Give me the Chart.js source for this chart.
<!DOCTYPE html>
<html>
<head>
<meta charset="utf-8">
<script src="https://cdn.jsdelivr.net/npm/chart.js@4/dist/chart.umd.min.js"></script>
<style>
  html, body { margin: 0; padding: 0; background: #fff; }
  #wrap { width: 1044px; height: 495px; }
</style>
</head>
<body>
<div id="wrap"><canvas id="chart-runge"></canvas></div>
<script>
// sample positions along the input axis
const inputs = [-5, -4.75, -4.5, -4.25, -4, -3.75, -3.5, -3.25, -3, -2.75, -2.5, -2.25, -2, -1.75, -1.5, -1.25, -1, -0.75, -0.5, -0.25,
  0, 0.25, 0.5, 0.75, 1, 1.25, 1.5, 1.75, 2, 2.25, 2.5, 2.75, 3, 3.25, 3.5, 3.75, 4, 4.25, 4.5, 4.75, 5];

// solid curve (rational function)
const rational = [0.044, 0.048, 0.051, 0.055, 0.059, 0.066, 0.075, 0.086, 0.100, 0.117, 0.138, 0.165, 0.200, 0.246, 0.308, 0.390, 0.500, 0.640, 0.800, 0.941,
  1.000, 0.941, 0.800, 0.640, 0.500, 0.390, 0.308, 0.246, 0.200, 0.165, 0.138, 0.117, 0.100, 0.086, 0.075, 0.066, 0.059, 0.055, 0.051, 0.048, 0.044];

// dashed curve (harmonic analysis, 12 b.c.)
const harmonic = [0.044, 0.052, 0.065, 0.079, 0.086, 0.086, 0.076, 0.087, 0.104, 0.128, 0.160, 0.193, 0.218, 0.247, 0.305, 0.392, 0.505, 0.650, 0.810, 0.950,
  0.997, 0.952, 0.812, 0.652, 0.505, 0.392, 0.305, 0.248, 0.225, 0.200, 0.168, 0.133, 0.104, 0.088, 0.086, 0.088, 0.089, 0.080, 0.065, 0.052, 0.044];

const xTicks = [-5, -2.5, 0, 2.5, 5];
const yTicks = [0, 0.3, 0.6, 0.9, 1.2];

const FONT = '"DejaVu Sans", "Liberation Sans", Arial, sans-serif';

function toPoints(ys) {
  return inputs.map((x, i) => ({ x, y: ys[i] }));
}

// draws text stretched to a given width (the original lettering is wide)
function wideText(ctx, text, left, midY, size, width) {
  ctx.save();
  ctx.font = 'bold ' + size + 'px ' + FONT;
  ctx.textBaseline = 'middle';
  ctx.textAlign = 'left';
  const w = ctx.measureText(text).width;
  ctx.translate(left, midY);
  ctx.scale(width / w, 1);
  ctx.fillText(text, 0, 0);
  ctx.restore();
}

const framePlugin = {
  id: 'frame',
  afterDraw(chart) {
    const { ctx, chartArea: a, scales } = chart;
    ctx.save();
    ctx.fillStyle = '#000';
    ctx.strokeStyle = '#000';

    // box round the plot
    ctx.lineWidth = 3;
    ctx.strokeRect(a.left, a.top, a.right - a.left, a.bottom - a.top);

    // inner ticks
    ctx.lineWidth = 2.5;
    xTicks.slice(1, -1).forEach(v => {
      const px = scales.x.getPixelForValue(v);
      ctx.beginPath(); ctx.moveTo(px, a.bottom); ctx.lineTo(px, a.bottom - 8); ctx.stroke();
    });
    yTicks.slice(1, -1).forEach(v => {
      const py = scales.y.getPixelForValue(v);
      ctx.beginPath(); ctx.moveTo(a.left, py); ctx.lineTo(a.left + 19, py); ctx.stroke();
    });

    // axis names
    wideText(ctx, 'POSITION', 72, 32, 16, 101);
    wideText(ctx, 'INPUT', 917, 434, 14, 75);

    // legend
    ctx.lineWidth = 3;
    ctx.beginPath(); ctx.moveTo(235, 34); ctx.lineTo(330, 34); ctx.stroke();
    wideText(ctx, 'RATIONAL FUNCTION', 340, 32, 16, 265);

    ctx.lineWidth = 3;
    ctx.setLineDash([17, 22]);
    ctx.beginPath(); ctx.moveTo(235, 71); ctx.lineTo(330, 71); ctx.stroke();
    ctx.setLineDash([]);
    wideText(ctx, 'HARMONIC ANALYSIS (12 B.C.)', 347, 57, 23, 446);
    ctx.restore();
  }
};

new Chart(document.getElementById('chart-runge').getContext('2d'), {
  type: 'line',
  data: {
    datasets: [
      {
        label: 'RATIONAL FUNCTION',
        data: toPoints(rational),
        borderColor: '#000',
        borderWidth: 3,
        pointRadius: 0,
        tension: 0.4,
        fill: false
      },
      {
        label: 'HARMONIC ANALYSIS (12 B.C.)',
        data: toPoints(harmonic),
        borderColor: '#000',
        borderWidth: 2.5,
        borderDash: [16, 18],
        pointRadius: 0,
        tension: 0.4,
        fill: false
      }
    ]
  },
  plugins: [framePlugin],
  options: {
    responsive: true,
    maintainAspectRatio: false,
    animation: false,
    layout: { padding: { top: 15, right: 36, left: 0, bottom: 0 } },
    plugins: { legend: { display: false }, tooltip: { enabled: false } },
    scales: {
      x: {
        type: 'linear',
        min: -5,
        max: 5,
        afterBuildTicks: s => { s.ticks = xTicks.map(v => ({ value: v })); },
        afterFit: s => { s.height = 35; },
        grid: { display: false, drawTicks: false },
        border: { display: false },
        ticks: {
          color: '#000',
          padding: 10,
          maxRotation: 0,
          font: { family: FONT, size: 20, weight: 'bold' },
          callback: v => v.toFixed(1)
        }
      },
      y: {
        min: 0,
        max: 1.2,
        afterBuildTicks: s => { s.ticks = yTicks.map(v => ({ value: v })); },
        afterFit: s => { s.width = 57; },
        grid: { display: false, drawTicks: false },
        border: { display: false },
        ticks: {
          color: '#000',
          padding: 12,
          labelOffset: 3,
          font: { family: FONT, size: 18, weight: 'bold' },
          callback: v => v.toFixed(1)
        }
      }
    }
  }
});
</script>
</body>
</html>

DIRECTIVE ::
In this exercise, copy only the lines from the opening line of the material through the line where "4.5, 4.75, 5];" appears.

FINAL RESULT ::
Give me the Chart.js source for this chart.
<!DOCTYPE html>
<html>
<head>
<meta charset="utf-8">
<script src="https://cdn.jsdelivr.net/npm/chart.js@4/dist/chart.umd.min.js"></script>
<style>
  html, body { margin: 0; padding: 0; background: #fff; }
  #wrap { width: 1044px; height: 495px; }
</style>
</head>
<body>
<div id="wrap"><canvas id="chart-runge"></canvas></div>
<script>
// sample positions along the input axis
const inputs = [-5, -4.75, -4.5, -4.25, -4, -3.75, -3.5, -3.25, -3, -2.75, -2.5, -2.25, -2, -1.75, -1.5, -1.25, -1, -0.75, -0.5, -0.25,
  0, 0.25, 0.5, 0.75, 1, 1.25, 1.5, 1.75, 2, 2.25, 2.5, 2.75, 3, 3.25, 3.5, 3.75, 4, 4.25, 4.5, 4.75, 5];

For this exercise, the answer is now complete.